Problem details: What is the number of lines containing the word "page"? Give that number alone.
——————————
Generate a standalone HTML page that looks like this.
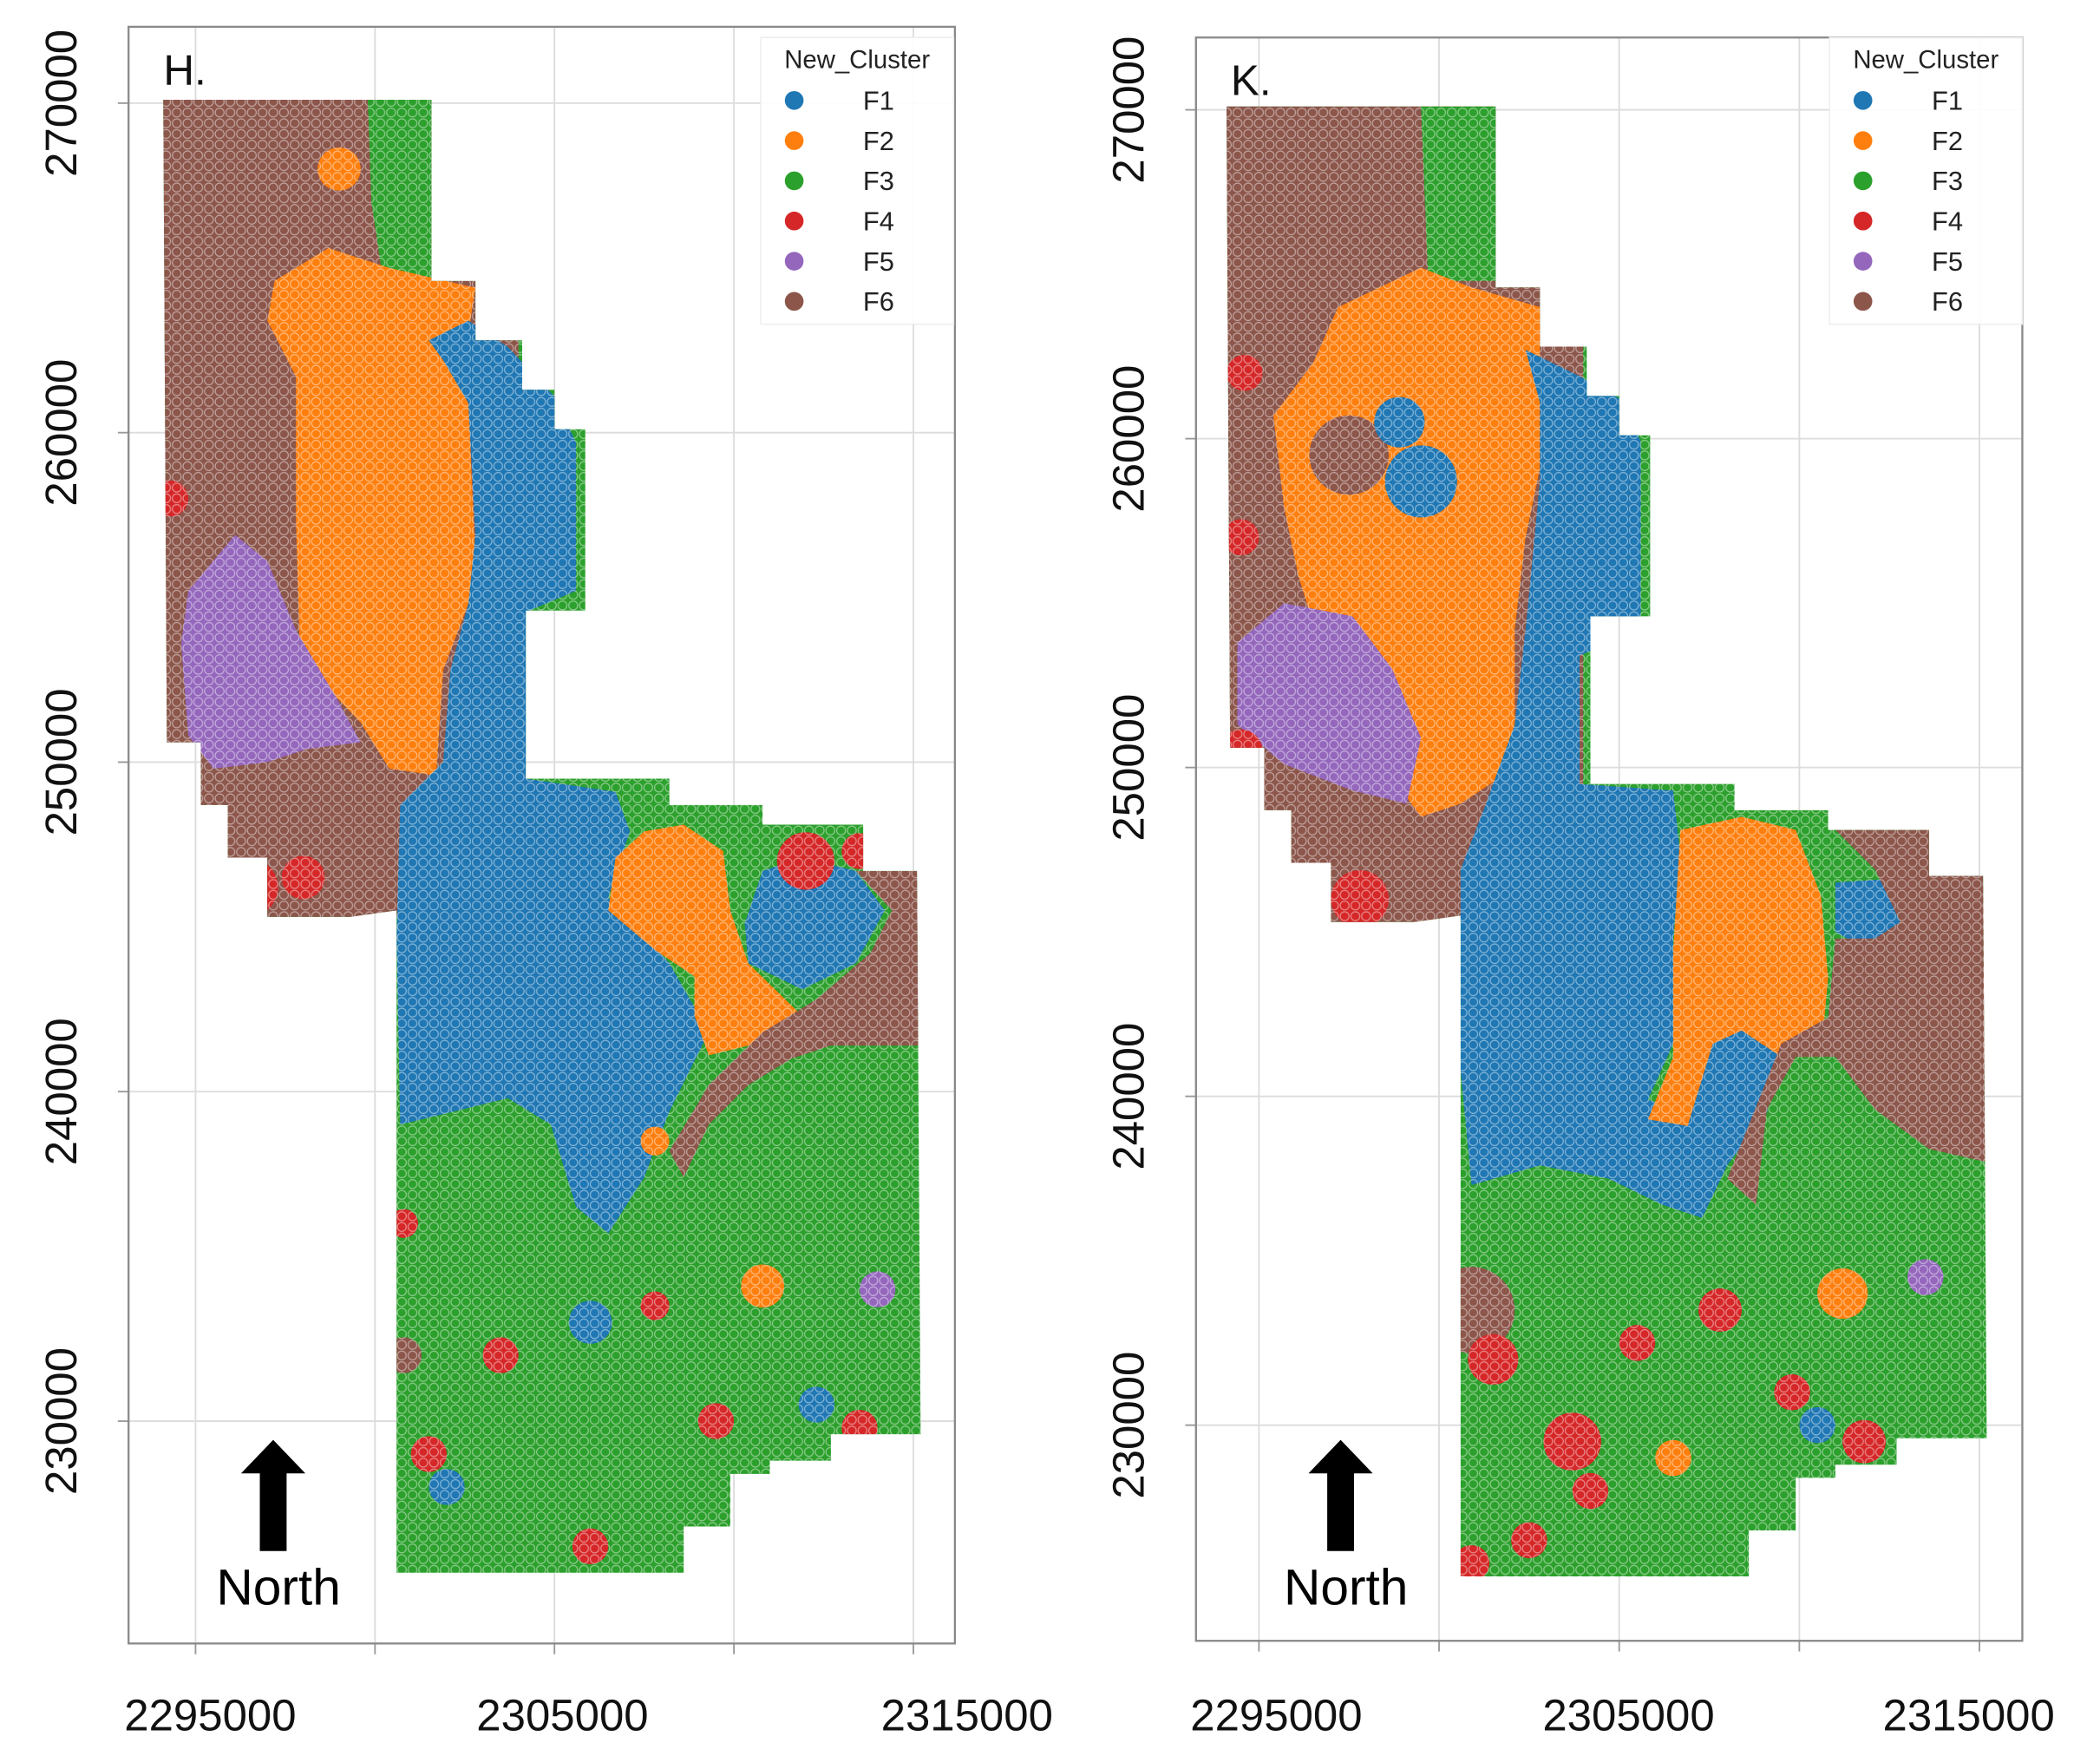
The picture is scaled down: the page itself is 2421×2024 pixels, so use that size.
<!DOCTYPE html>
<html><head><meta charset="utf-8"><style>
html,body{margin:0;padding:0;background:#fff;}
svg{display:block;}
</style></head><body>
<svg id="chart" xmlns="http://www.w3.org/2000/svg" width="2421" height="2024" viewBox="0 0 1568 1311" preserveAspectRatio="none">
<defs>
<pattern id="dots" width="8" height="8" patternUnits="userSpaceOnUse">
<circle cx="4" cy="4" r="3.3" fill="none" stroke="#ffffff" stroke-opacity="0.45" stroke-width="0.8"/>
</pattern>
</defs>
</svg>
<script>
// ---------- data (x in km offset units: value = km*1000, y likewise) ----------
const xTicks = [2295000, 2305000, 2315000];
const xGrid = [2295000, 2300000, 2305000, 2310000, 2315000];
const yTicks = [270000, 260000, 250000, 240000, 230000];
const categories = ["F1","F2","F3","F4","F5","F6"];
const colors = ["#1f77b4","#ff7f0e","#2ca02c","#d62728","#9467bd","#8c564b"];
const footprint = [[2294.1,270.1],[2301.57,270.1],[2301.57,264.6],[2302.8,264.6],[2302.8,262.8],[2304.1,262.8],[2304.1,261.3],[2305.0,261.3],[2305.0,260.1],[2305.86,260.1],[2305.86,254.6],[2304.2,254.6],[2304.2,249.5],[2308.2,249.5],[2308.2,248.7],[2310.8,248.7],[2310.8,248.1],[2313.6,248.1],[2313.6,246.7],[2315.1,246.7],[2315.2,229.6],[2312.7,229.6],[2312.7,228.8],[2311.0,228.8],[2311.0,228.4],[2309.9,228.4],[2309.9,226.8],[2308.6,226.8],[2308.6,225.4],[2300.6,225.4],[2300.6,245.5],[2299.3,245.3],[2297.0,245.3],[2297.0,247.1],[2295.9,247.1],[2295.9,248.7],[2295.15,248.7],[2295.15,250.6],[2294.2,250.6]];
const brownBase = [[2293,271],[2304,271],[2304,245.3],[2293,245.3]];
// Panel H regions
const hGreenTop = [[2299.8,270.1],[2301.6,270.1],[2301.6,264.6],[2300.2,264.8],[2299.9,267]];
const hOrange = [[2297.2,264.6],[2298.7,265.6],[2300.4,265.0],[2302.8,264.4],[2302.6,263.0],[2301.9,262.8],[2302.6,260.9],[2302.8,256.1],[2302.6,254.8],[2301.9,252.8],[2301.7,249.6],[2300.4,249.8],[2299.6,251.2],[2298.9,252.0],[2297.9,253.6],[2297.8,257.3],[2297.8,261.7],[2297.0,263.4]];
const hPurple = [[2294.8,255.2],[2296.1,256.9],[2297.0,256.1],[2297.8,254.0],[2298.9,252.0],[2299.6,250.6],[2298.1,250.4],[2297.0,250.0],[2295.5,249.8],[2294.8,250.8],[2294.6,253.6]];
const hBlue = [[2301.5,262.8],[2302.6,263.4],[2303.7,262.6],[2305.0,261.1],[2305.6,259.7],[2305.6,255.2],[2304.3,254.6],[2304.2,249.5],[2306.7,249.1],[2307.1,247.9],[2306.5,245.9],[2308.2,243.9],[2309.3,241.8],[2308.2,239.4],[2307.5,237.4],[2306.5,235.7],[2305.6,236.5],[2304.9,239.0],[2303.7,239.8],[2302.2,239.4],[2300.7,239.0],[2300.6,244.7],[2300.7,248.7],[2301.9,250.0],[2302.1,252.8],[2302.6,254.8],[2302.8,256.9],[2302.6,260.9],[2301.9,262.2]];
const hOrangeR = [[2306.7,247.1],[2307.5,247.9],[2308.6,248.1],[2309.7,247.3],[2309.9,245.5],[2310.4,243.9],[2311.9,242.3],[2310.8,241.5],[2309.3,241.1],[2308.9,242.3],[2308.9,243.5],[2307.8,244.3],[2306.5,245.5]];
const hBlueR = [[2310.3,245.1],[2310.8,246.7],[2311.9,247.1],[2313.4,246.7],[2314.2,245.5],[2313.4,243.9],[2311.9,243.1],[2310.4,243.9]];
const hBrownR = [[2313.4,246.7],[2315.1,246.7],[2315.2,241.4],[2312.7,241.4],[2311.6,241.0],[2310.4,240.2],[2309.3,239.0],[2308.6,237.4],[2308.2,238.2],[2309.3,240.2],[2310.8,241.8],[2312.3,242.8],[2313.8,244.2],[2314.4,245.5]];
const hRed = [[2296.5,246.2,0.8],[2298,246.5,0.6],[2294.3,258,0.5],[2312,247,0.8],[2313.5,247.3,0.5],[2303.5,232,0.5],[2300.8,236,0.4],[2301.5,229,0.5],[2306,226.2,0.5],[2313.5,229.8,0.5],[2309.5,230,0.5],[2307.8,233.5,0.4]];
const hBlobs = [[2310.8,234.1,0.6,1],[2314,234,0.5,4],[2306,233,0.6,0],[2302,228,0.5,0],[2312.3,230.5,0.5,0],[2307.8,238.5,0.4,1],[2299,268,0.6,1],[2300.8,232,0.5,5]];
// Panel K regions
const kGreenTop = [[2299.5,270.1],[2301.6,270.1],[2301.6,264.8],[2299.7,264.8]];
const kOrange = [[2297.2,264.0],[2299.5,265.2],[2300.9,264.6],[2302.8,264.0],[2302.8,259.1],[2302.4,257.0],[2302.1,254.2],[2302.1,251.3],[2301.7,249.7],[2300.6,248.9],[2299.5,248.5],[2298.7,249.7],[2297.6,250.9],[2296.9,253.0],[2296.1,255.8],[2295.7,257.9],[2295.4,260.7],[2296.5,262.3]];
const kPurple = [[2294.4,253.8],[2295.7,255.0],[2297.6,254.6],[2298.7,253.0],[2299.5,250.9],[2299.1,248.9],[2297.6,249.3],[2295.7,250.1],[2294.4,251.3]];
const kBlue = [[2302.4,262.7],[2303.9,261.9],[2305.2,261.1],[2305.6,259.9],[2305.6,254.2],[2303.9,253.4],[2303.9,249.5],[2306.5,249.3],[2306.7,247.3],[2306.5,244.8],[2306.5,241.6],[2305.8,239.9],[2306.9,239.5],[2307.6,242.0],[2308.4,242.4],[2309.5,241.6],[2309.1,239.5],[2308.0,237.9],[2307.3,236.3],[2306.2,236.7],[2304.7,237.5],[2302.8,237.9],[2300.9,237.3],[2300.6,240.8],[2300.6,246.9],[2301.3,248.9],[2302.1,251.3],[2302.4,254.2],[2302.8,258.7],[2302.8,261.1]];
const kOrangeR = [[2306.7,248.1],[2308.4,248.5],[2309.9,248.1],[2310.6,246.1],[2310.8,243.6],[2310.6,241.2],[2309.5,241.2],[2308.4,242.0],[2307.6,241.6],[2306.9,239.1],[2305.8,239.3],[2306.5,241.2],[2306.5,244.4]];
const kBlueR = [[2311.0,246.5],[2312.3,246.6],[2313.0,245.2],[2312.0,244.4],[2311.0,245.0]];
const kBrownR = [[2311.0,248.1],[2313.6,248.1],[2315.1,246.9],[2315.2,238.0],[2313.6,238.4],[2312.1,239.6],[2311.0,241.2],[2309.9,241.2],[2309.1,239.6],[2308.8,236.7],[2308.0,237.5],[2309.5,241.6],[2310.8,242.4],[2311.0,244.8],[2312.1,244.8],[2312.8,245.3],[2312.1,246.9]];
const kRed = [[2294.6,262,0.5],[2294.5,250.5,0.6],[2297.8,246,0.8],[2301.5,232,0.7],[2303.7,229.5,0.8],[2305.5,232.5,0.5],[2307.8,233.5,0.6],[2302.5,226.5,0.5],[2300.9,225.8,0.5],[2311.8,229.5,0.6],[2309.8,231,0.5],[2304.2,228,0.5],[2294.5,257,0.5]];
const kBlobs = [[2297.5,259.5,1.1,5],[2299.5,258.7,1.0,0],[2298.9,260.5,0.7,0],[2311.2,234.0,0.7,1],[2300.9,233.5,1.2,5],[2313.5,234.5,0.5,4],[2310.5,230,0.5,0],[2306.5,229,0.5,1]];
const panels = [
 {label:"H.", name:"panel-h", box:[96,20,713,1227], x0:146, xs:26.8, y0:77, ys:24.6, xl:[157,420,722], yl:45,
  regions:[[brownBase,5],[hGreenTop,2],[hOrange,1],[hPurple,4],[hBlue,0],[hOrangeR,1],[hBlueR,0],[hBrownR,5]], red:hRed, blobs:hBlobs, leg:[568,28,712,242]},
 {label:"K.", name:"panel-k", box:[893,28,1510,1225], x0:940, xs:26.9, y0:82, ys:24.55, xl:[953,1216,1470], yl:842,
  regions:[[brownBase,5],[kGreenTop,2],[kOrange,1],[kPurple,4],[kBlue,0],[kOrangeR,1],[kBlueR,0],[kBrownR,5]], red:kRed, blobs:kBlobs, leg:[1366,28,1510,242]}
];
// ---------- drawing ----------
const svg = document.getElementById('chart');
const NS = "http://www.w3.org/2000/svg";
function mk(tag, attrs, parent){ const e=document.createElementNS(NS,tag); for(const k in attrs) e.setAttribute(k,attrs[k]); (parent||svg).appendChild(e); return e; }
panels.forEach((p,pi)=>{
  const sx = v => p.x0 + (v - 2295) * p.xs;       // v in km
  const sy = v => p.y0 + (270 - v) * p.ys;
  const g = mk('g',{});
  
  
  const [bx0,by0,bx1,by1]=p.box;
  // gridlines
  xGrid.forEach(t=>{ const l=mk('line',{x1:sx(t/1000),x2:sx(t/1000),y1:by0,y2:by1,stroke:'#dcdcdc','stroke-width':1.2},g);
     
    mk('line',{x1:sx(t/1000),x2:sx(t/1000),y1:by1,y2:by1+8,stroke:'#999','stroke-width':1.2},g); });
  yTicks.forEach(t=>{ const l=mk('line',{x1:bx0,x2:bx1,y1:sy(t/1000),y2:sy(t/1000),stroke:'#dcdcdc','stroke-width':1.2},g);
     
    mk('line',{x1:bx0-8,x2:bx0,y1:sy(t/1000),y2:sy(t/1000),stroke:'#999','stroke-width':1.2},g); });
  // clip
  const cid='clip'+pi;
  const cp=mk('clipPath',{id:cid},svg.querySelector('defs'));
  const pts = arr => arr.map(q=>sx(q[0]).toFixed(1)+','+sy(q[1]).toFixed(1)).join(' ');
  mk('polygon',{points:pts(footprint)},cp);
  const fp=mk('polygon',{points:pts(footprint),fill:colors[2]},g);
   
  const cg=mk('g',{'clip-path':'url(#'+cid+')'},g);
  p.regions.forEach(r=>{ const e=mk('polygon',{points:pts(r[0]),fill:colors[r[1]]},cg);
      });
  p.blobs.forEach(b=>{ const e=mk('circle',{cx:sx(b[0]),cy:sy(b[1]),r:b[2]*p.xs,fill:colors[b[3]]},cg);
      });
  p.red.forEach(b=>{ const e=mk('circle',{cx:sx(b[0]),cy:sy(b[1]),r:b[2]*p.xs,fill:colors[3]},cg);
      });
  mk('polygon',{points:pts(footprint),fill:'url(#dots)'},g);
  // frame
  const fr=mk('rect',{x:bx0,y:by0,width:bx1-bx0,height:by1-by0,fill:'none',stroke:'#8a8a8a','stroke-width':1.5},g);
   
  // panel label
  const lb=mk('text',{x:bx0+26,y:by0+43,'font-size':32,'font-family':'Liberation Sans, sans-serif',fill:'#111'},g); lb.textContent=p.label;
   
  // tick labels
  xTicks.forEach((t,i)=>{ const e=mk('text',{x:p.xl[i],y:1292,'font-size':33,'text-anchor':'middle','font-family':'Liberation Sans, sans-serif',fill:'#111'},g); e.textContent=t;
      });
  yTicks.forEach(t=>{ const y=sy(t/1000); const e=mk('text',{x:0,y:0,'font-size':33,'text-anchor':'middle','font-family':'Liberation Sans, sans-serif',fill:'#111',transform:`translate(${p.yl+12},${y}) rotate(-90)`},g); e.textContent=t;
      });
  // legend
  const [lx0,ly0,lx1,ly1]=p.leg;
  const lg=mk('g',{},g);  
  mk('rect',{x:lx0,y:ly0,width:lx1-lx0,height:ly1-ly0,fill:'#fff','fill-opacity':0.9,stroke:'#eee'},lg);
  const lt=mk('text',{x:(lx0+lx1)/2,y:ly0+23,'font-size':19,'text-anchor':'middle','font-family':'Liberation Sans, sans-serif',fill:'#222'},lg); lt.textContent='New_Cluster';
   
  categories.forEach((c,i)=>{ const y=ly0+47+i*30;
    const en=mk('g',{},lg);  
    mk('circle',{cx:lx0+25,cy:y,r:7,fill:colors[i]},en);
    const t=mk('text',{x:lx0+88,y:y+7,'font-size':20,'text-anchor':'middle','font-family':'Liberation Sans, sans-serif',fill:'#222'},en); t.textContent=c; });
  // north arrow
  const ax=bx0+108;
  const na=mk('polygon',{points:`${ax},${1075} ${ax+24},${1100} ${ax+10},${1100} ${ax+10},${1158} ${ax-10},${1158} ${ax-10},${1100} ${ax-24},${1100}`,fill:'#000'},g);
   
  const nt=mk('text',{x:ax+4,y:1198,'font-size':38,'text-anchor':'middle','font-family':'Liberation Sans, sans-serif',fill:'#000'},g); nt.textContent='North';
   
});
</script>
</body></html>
——————————
Task result: 2